WHAT THE TASK REQUIRES: Tally the lines with the word "this" and report the number alone.

SUPPLIED INFORMATION:
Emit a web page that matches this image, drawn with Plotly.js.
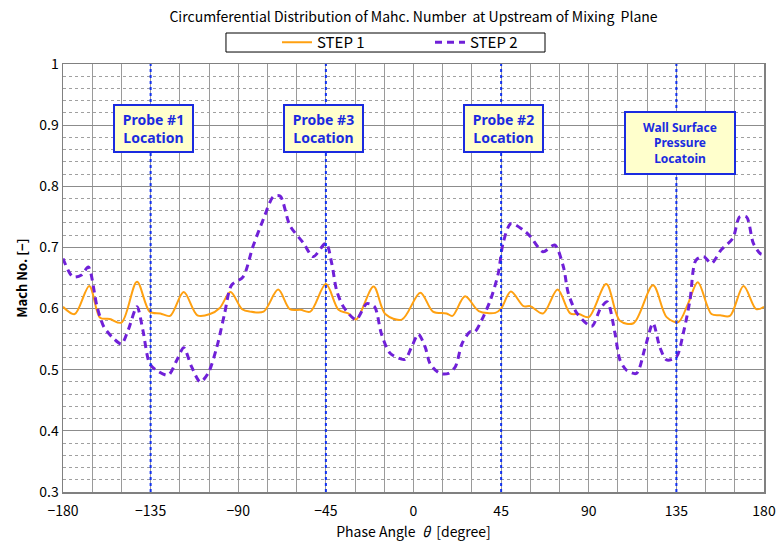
<!DOCTYPE html>
<html>
<head>
<meta charset="utf-8">
<script src="https://cdn.plot.ly/plotly-3.0.1.min.js"></script>
<style>
  html, body { margin: 0; padding: 0; background: #fff; }
  #chart { width: 779px; height: 542px; }
</style>
</head>
<body>
<div id="chart"></div>
<script>
// Phase angle (deg) and Mach number for each computation step
const step1Angle = [-180,-174,-166.5,-161,-156,-150,-142,-135.5,-130,-125,-118,-111,-104.5,-99.5,-94,-88,-84,-77,-69.5,-63.5,-58,-53,-45,-38.5,-33.5,-29.5,-20.5,-14.5,-6,3.5,10,17,20,26.5,33.5,42,45,50,56.5,60,66.5,74,80.5,85,90,99,106,113,123,130,136,141,146,153,157.5,162.5,169.5,176,180];
const step1Mach  = [0.603,0.591,0.637,0.585,0.583,0.577,0.644,0.595,0.592,0.588,0.627,0.589,0.591,0.601,0.627,0.599,0.595,0.595,0.631,0.599,0.598,0.595,0.640,0.598,0.592,0.582,0.636,0.591,0.582,0.626,0.595,0.592,0.588,0.620,0.596,0.593,0.600,0.628,0.604,0.604,0.592,0.631,0.592,0.591,0.586,0.640,0.580,0.576,0.638,0.586,0.578,0.608,0.643,0.591,0.589,0.588,0.637,0.599,0.603];

const step2Angle = [-180,-175,-170.5,-167,-162.5,-159,-154,-150,-146.5,-142,-139,-135.5,-132,-126,-121.5,-118,-114,-109.5,-105.5,-101,-97,-93.5,-87.5,-82.5,-77,-72,-68.5,-63.5,-56.5,-51.5,-45,-42,-39.5,-36,-29.5,-24,-20,-16.5,-12,-4.5,-1,2.5,6,8.5,13.5,18,21.5,25,29,31.5,35,39.5,43.5,46,50,56.5,60,66.5,72.5,77,79.5,84,91.5,96,99.5,103.5,106,109.5,114.5,119,123,126.5,130,135,138.5,142,145,149,153,158,164,167.5,171,174.5,178,180];
const step2Mach  = [0.682,0.652,0.655,0.668,0.603,0.570,0.551,0.542,0.565,0.603,0.565,0.510,0.499,0.491,0.516,0.536,0.505,0.480,0.494,0.537,0.592,0.638,0.652,0.701,0.747,0.783,0.784,0.736,0.707,0.685,0.707,0.674,0.630,0.603,0.582,0.608,0.603,0.559,0.527,0.517,0.537,0.558,0.537,0.510,0.494,0.494,0.505,0.543,0.562,0.562,0.581,0.614,0.657,0.707,0.739,0.728,0.718,0.693,0.704,0.668,0.625,0.592,0.571,0.600,0.611,0.559,0.516,0.499,0.494,0.537,0.576,0.537,0.516,0.521,0.559,0.614,0.679,0.685,0.674,0.696,0.715,0.750,0.750,0.707,0.690,0.688];

const seriesNames = ['STEP 1', 'STEP 2'];

// Probe / sensor positions and their callout labels
const markerAngles = [-135, -45, 45, 135];
const markerLabels = ['Probe #1<br>Location', 'Probe #3<br>Location', 'Probe #2<br>Location', 'Wall Surface<br>Pressure<br>Locatoin'];
const labelAngles  = [-133.5, -46, 46, 137];

const xTickVals = [-180, -135, -90, -45, 0, 45, 90, 135, 180];

const narrow = '"Liberation Sans Narrow", "Noto Sans CJK JP", "Liberation Sans", sans-serif';

const traces = [
  {
    x: step1Angle, y: step1Mach, name: seriesNames[0], type: 'scatter', mode: 'lines',
    line: { color: '#FFA010', width: 2, shape: 'spline', smoothing: 0.9 }
  },
  {
    x: step2Angle, y: step2Mach, name: seriesNames[1], type: 'scatter', mode: 'lines',
    line: { color: '#7020D8', width: 3, dash: '7px,5px', shape: 'spline', smoothing: 0.8 }
  }
];

// Dotted verticals at the probe positions
const shapes = markerAngles.map(a => ({
  type: 'line', xref: 'x', yref: 'paper', x0: a, x1: a, y0: 0, y1: 1,
  line: { color: '#1030F0', width: 2, dash: 'dot' }, layer: 'above'
}));

// Thin frame around the legend row
shapes.push({
  type: 'rect', xref: 'paper', yref: 'paper',
  x0: 0.2325, x1: 0.6876, y0: 1.028, y1: 1.0724,
  line: { color: '#000', width: 1 }, fillcolor: 'rgba(0,0,0,0)'
});

const annotations = markerLabels.map((t, i) => {
  const wall = i === 3;
  return {
    xref: 'x', yref: 'paper', x: labelAngles[i], y: wall ? 0.890 : 0.9077,
    text: '<b>' + t + '</b>', showarrow: false,
    font: { family: '"Noto Sans", "Open Sans", sans-serif', size: wall ? 12 : 14, color: '#1A2BE0' },
    bgcolor: '#FFFFCC', bordercolor: '#1A2BE0', borderwidth: 2, borderpad: 2,
    width: wall ? 104 : 73, height: wall ? 56 : 41, align: 'center', valign: 'middle'
  };
});

const layout = {
  width: 779, height: 542,
  margin: { l: 63, r: 15, t: 64, b: 50 },
  paper_bgcolor: '#fff', plot_bgcolor: '#fff',
  font: { family: narrow, size: 14, color: '#000' },
  title: {
    text: 'Circumferential Distribution of Mahc. Number\u00a0\u00a0at Upstream of Mixing\u00a0\u00a0Plane',
    font: { family: narrow, size: 14, color: '#000' },
    x: 0.5, xanchor: 'center', xref: 'paper', y: 0.968, yanchor: 'middle'
  },
  showlegend: true,
  legend: {
    orientation: 'h', xref: 'container', yref: 'container',
    x: 277 / 779, xanchor: 'left', y: 1 - 42.5 / 542, yanchor: 'middle',
    borderwidth: 0, bgcolor: 'rgba(0,0,0,0)',
    font: { family: narrow, size: 15, color: '#000' },
    entrywidth: 108, itemwidth: 30
  },
  xaxis: {
    range: [-180, 180], tickvals: xTickVals,
    ticks: 'outside', ticklen: 6, tickcolor: 'rgba(0,0,0,0)',
    showgrid: true, gridcolor: '#9a9a9a', gridwidth: 1,
    minor: { dtick: 15, tick0: 0, showgrid: true, gridcolor: '#9a9a9a', gridwidth: 1 },
    showline: true, mirror: true, linecolor: '#808080', linewidth: 1.5,
    zeroline: false, tickfont: { size: 14 },
    title: { text: 'Phase Angle\u00a0\u00a0<i>θ</i>\u00a0\u00a0[degree]', font: { size: 14 }, standoff: 8 }
  },
  yaxis: {
    range: [0.3, 1], dtick: 0.1, tick0: 0.3, ticks: '',
    showgrid: true, gridcolor: '#8c8c8c', gridwidth: 1.2,
    minor: { dtick: 0.02, tick0: 0.3, showgrid: true, gridcolor: '#a0a0a0', gridwidth: 1, griddash: 'dot' },
    showline: true, mirror: true, linecolor: '#808080', linewidth: 1.5,
    zeroline: false, tickfont: { size: 14 },
    title: { text: '<b>Mach No. [−]</b>', font: { size: 13 }, standoff: 8 }
  },
  shapes: shapes,
  annotations: annotations
};

Plotly.newPlot('chart', traces, layout, { displayModeBar: false, staticPlot: true });
</script>
</body>
</html>
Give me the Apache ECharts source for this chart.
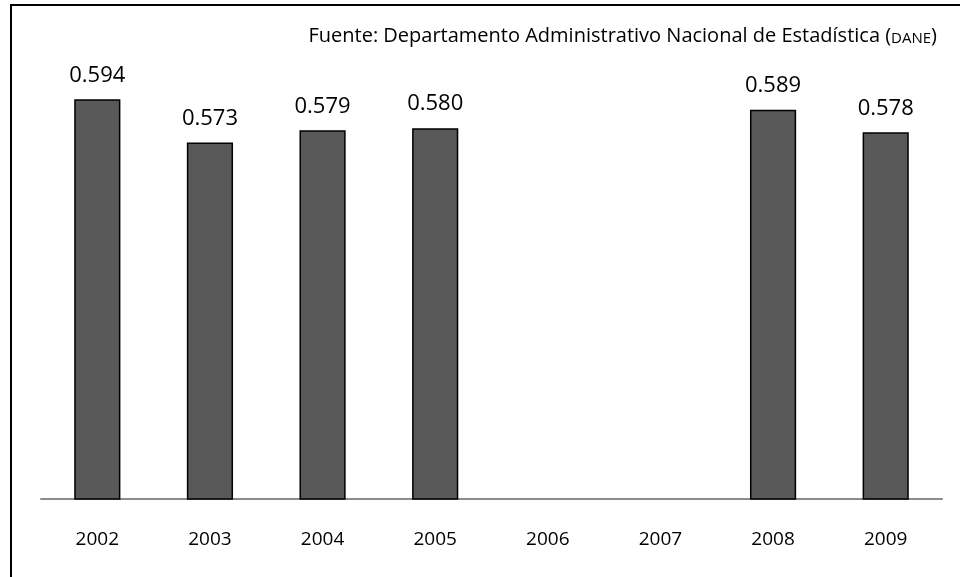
<!DOCTYPE html>
<html><head><meta charset="utf-8">
<script src="https://cdn.jsdelivr.net/npm/echarts@6/dist/echarts.min.js"></script>
<style>html,body{margin:0;padding:0;background:#fff}#c{width:960px;height:577px}</style>
</head><body><div id="c"></div>
<script>
const years = ['2002','2003','2004','2005','2006','2007','2008','2009'];
const values = [0.594, 0.573, 0.579, 0.580, null, null, 0.589, 0.578];
const sourceText = 'Fuente: Departamento Administrativo Nacional de Estadística ';
const sourceAbbr = 'DANE';

const chart = echarts.init(document.getElementById('c'));
chart.setOption({
  animation: false,
  backgroundColor: '#fff',
  graphic: [{
    type: 'rect', silent: true,
    shape: {x: 11, y: 5, width: 1200, height: 1200},
    style: {fill: 'none', stroke: '#000', lineWidth: 2}
  }],
  title: {
    text: '{a|' + sourceText + '(}{b|' + sourceAbbr + '}{a|)}',
    right: 18, top: 17,
    textStyle: {
      fontWeight: 'normal',
      rich: {
        a: {fontFamily: 'Open Sans', fontSize: 20, lineHeight: 24, fontWeight: 'normal', color: '#000', verticalAlign: 'bottom'},
        b: {fontFamily: 'Open Sans', fontSize: 15, lineHeight: 19, fontWeight: 'normal', color: '#000', verticalAlign: 'bottom'}
      }
    }
  },
  grid: {left: 41, right: 18, top: 87, bottom: 78},
  xAxis: {
    type: 'category', data: years,
    axisLine: {lineStyle: {color: '#8c8c8c', width: 2}},
    axisTick: {show: false},
    axisLabel: {fontFamily: 'Open Sans', fontSize: 19, color: '#000', margin: 31, lineHeight: 20}
  },
  yAxis: {
    type: 'value', min: 0.4, max: 0.6, show: false,
    splitLine: {show: false}
  },
  series: [{
    type: 'bar', data: values, barWidth: '41%',
    itemStyle: {color: '#595959', borderColor: '#000', borderWidth: 1.5},
    label: {
      show: true, position: 'top', distance: 13,
      fontFamily: 'Open Sans', fontSize: 22, color: '#000',
      formatter: p => p.value.toFixed(3)
    }
  }]
});
</script></body></html>
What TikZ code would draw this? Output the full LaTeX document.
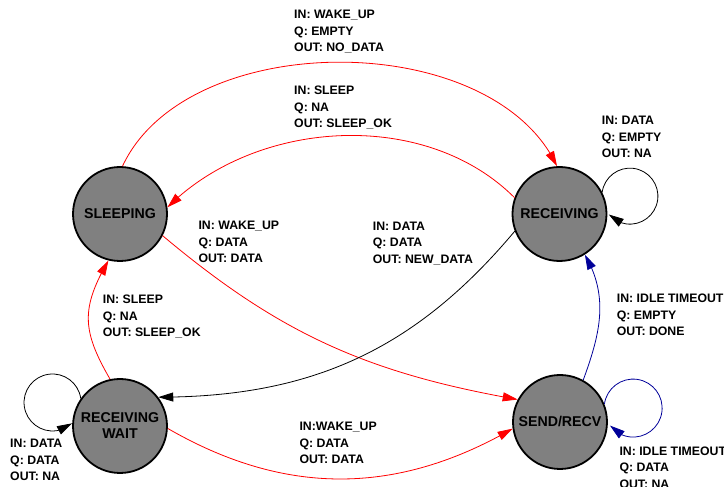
\documentclass[tikz,border=0pt]{standalone}
\usepackage{fontspec}
\setmainfont{Liberation Sans}
\usetikzlibrary{arrows.meta,bending}
\definecolor{myred}{RGB}{255,0,0}
\definecolor{myblue}{RGB}{0,0,153}
\definecolor{stategray}{RGB}{128,128,128}
\begin{document}
\begin{tikzpicture}[x=1pt,y=1pt,
  st/.style={circle, draw=black, line width=1.8pt, fill=stategray, minimum size=94pt, inner sep=0pt,
    font=\fontsize{14.2}{16}\selectfont\bfseries, align=center},
  lbl/.style={anchor=west, inner sep=0pt, align=left, font=\fontsize{12.3}{16.5}\selectfont\bfseries},
  tr/.style={line width=0.8pt, -{Triangle[length=15pt,width=9pt]}}]
\useasboundingbox (0,0) rectangle (724,487);

\node[st] (sl) at (120,273) {SLEEPING};
\node[st] (rc) at (559.5,273) {RECEIVING};
\node[st] (rw) at (120,61) {RECEIVING\\WAIT};
\node[st] (sr) at (560,65) {SEND/RECV};

% edges
\draw[tr, myred] (sl.87) .. controls +(65:153) and +(115:153) .. (rc.93);
\draw[tr, myred] (rc.160) .. controls +(135:126) and +(45:126) .. (sl.8);
\draw[tr, myred] (sl.-27) to[out=-40,in=170] (sr.152);
\draw[tr] (rc.201) to[out=230,in=0] (rw.37);
\draw[tr, myred] (rw.102) to[out=120,in=-120,looseness=1.2] (sl.256);
\draw[tr, myred] (rw.-3) to[out=-30,in=-150] (sr.188);
\draw[tr, myblue] (sr.61) to[out=70,in=-60] (rc.-58);

% self loops
\draw[tr] (rc.27) arc[start angle=172, end angle=-139, radius=28];
\draw[tr] (rw.145) arc[start angle=8, end angle=313, radius=28.5];
\draw[tr, myblue] (sr.22) arc[start angle=172, end angle=-143, radius=29];

% labels
\node[lbl] (l1) at (294,455.3) {IN: WAKE\_UP\\Q: EMPTY\\OUT: NO\_DATA};
\node[lbl] (l2) at (294,379.5) {IN: SLEEP\\Q: NA\\OUT: SLEEP\_OK};
\node[lbl] (l3) at (198.3,245) {IN: WAKE\_UP\\Q: DATA\\OUT: DATA};
\node[lbl] (l4) at (372.7,243.7) {IN: DATA\\Q: DATA\\OUT: NEW\_DATA};
\node[lbl] (l5) at (102.7,170.3) {IN: SLEEP\\Q: NA\\OUT: SLEEP\_OK};
\node[lbl] (l6) at (616.7,172) {IN: IDLE TIMEOUT\\Q: EMPTY\\OUT: DONE};
\node[lbl] (l7) at (299.3,43.7) {IN:WAKE\_UP\\Q: DATA\\OUT: DATA};
\node[lbl] (l8) at (10,27) {IN: DATA\\Q: DATA\\OUT: NA};
\node[lbl] (l9) at (619.3,19.7) {IN: IDLE TIMEOUT\\Q: DATA\\OUT: NA};
\node[lbl] (l10) at (601.7,350) {IN: DATA\\Q: EMPTY\\OUT: NA};
\end{tikzpicture}
\end{document}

EXERCISE OUTPUT: 3